◆ BRIEF: In the entries below, repeat only the lines between those holding "Write a web" and "1.05, 1.5, 1.9];", inclusive. Leave pictures out.

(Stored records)
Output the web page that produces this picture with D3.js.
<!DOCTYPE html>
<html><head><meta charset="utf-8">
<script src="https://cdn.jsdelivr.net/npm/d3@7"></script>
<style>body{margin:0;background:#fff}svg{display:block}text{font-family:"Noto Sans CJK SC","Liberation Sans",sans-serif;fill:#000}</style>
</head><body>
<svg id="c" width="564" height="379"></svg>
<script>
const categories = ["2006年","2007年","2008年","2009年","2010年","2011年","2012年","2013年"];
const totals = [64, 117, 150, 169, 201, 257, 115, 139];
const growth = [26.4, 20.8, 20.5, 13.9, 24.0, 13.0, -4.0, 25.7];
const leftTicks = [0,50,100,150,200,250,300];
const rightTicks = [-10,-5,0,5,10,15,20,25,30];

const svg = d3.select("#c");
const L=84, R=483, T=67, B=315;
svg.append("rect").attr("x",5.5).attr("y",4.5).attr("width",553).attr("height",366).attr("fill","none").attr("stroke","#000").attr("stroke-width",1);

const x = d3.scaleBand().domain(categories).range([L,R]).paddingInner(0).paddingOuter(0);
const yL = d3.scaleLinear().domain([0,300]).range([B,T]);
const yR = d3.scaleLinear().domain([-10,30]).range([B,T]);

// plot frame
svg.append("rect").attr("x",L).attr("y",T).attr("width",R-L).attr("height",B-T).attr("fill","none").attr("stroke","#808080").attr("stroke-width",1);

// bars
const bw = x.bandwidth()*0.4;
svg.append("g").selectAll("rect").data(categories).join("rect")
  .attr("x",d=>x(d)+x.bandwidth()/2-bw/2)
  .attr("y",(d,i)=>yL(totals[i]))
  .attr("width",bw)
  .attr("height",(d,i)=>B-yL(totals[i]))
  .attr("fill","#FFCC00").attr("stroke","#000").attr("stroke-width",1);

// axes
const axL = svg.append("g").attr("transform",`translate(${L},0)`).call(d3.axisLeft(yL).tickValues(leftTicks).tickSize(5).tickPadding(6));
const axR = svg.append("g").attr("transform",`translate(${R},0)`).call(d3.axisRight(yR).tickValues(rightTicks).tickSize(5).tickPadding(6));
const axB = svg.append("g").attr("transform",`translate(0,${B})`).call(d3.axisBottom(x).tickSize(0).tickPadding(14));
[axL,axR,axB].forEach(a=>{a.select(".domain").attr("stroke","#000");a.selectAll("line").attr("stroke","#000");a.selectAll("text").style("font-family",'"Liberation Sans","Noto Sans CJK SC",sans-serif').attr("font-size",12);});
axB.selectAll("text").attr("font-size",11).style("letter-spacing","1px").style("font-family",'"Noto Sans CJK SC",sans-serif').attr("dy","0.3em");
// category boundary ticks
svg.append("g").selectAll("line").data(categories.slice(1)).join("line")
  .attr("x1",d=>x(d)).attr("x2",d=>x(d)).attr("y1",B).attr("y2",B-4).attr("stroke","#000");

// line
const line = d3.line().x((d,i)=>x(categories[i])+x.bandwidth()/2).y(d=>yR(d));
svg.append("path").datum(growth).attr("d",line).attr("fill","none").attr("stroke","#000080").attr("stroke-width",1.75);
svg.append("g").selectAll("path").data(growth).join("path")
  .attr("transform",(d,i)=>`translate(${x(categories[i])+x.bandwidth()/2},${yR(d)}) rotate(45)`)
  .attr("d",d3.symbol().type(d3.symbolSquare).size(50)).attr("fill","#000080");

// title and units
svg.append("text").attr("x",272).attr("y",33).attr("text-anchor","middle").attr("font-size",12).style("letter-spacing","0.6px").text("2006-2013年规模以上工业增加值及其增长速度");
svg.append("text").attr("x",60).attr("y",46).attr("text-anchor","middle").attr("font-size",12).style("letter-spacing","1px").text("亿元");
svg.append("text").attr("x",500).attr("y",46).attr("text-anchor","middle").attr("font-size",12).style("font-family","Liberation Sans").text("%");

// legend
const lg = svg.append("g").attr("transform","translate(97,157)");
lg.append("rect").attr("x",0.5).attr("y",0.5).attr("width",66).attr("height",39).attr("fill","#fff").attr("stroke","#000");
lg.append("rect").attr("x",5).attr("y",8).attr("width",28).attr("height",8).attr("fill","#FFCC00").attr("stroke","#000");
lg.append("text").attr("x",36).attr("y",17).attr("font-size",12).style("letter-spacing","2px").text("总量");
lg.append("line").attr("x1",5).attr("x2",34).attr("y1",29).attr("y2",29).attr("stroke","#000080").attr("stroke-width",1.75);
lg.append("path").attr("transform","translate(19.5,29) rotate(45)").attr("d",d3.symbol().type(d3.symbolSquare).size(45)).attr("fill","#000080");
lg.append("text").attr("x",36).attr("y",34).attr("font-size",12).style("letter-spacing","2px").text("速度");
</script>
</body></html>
--
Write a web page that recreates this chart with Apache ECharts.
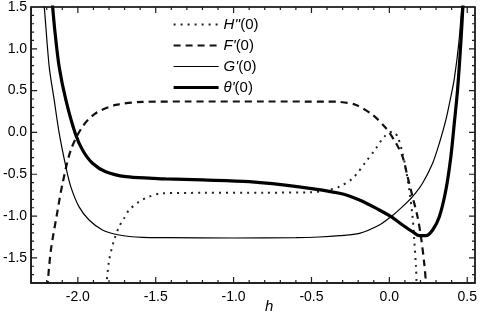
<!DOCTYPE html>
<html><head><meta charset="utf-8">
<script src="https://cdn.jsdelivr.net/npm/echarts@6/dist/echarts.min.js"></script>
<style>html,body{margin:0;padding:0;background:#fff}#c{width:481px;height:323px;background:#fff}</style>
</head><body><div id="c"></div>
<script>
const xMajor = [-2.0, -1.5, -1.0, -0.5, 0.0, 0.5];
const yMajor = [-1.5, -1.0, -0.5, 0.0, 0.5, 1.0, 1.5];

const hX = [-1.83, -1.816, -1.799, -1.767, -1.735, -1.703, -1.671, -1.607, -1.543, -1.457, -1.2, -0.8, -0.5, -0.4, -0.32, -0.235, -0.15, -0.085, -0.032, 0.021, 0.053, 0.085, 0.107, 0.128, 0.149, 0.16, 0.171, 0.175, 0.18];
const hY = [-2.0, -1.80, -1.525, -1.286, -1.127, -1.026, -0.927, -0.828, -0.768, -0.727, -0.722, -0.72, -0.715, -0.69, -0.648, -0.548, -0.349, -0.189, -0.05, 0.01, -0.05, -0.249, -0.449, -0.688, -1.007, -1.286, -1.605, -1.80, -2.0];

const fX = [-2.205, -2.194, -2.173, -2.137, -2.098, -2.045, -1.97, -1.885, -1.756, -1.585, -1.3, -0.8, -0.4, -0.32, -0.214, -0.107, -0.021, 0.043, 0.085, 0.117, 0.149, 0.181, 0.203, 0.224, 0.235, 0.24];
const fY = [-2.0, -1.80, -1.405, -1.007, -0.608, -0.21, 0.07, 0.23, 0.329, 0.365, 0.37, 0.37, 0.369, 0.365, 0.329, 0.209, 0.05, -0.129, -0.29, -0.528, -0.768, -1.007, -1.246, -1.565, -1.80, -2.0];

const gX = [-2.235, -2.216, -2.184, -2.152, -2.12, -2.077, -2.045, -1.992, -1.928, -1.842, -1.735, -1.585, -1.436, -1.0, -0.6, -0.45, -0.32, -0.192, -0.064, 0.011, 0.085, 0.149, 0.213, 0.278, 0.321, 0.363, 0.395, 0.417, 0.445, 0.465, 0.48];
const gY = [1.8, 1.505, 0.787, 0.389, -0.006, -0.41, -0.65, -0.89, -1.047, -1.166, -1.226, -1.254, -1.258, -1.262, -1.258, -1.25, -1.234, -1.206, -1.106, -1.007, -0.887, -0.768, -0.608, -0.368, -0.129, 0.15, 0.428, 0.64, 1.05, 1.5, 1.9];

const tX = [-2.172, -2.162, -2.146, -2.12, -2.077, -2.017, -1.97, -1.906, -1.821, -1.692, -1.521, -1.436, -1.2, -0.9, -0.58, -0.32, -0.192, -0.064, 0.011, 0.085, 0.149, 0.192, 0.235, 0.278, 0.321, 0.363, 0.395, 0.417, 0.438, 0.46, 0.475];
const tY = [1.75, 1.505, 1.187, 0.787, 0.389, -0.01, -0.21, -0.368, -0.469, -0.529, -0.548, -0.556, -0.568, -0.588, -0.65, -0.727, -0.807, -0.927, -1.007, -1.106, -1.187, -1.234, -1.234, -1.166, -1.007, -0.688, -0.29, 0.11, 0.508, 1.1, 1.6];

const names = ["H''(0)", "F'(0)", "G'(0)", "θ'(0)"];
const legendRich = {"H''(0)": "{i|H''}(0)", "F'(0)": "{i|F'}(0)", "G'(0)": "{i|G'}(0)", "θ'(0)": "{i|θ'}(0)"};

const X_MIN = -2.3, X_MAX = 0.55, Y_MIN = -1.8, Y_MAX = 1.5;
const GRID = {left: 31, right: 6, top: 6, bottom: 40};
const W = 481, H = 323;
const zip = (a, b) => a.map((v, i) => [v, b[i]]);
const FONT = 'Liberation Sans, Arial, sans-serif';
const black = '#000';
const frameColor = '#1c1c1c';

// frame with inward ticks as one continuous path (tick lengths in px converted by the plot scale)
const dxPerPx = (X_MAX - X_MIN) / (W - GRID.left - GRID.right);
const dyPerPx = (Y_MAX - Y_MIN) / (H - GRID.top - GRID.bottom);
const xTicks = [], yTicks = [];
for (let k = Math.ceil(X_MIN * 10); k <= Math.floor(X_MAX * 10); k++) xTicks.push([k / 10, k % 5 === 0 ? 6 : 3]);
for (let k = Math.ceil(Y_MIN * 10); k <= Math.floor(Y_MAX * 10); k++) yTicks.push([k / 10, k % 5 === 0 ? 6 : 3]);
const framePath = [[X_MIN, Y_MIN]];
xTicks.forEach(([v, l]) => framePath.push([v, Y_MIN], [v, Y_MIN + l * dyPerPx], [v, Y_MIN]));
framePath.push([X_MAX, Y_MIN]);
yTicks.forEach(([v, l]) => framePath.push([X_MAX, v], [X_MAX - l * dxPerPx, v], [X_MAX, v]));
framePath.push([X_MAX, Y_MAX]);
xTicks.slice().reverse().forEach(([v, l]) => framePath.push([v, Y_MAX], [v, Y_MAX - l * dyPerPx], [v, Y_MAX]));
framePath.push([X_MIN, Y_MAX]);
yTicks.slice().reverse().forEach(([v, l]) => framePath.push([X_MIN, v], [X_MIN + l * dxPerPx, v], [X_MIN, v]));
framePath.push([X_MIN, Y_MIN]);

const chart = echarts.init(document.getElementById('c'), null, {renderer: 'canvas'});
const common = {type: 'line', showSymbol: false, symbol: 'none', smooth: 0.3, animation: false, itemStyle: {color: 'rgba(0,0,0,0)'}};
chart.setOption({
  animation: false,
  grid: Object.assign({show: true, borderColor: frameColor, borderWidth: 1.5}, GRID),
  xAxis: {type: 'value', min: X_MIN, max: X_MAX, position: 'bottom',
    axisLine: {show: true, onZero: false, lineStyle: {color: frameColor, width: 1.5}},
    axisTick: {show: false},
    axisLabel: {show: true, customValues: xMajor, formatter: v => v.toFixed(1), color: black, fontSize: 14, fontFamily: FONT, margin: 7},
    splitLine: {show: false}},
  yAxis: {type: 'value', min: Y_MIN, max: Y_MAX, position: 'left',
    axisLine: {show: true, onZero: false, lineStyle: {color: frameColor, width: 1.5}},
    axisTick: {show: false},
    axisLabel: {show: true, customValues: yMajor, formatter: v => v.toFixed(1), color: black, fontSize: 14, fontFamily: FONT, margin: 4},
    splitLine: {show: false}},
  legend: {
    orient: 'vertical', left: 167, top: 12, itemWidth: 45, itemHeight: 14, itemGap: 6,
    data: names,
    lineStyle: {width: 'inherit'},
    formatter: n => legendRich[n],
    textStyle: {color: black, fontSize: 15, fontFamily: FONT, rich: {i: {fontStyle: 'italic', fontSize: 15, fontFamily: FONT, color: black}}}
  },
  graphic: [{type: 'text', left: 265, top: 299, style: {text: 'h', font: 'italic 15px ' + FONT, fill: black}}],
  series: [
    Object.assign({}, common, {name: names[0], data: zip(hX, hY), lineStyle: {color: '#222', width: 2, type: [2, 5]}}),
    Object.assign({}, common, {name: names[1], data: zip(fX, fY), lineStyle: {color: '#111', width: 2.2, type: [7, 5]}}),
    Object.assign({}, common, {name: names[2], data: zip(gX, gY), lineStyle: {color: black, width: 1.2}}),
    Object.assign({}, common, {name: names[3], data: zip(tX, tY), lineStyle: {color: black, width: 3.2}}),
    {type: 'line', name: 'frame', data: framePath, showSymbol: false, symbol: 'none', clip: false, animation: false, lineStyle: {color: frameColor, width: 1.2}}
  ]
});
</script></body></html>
---
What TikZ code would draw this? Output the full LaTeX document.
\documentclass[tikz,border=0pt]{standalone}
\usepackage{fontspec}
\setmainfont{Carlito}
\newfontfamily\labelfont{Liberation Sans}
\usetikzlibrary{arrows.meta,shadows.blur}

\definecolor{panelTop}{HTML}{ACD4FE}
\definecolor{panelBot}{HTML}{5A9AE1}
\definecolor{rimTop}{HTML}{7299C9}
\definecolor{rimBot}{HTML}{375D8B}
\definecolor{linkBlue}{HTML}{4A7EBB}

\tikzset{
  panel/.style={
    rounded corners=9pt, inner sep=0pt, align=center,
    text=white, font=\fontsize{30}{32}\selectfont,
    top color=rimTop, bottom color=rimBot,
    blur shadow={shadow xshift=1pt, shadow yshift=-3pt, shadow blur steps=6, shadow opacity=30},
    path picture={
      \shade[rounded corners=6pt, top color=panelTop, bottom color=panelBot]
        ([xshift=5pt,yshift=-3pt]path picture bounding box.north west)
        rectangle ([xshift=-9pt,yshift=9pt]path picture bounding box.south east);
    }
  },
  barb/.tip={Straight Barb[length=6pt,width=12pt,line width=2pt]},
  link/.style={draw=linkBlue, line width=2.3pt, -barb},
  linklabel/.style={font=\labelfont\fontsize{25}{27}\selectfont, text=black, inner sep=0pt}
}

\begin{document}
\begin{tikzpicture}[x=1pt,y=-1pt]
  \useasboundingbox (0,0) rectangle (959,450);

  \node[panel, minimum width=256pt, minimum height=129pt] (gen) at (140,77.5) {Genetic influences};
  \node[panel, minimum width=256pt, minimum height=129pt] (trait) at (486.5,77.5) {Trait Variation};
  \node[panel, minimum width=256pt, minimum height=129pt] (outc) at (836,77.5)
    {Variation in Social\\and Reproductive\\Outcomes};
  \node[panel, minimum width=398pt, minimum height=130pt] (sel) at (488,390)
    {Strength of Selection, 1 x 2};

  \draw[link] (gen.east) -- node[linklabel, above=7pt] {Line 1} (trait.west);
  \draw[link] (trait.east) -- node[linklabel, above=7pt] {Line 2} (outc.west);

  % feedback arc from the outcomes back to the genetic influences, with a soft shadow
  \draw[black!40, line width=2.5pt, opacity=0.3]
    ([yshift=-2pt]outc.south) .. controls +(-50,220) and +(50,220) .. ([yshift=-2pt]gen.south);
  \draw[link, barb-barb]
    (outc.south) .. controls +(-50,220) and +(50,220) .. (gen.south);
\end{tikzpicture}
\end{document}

◆ SOLVED EXERCISE:
Write a web page that recreates this chart with Apache ECharts.
<!DOCTYPE html>
<html><head><meta charset="utf-8">
<script src="https://cdn.jsdelivr.net/npm/echarts@6/dist/echarts.min.js"></script>
<style>html,body{margin:0;padding:0;background:#fff}#c{width:481px;height:323px;background:#fff}</style>
</head><body><div id="c"></div>
<script>
const xMajor = [-2.0, -1.5, -1.0, -0.5, 0.0, 0.5];
const yMajor = [-1.5, -1.0, -0.5, 0.0, 0.5, 1.0, 1.5];

const hX = [-1.83, -1.816, -1.799, -1.767, -1.735, -1.703, -1.671, -1.607, -1.543, -1.457, -1.2, -0.8, -0.5, -0.4, -0.32, -0.235, -0.15, -0.085, -0.032, 0.021, 0.053, 0.085, 0.107, 0.128, 0.149, 0.16, 0.171, 0.175, 0.18];
const hY = [-2.0, -1.80, -1.525, -1.286, -1.127, -1.026, -0.927, -0.828, -0.768, -0.727, -0.722, -0.72, -0.715, -0.69, -0.648, -0.548, -0.349, -0.189, -0.05, 0.01, -0.05, -0.249, -0.449, -0.688, -1.007, -1.286, -1.605, -1.80, -2.0];

const fX = [-2.205, -2.194, -2.173, -2.137, -2.098, -2.045, -1.97, -1.885, -1.756, -1.585, -1.3, -0.8, -0.4, -0.32, -0.214, -0.107, -0.021, 0.043, 0.085, 0.117, 0.149, 0.181, 0.203, 0.224, 0.235, 0.24];
const fY = [-2.0, -1.80, -1.405, -1.007, -0.608, -0.21, 0.07, 0.23, 0.329, 0.365, 0.37, 0.37, 0.369, 0.365, 0.329, 0.209, 0.05, -0.129, -0.29, -0.528, -0.768, -1.007, -1.246, -1.565, -1.80, -2.0];

const gX = [-2.235, -2.216, -2.184, -2.152, -2.12, -2.077, -2.045, -1.992, -1.928, -1.842, -1.735, -1.585, -1.436, -1.0, -0.6, -0.45, -0.32, -0.192, -0.064, 0.011, 0.085, 0.149, 0.213, 0.278, 0.321, 0.363, 0.395, 0.417, 0.445, 0.465, 0.48];
const gY = [1.8, 1.505, 0.787, 0.389, -0.006, -0.41, -0.65, -0.89, -1.047, -1.166, -1.226, -1.254, -1.258, -1.262, -1.258, -1.25, -1.234, -1.206, -1.106, -1.007, -0.887, -0.768, -0.608, -0.368, -0.129, 0.15, 0.428, 0.64, 1.05, 1.5, 1.9];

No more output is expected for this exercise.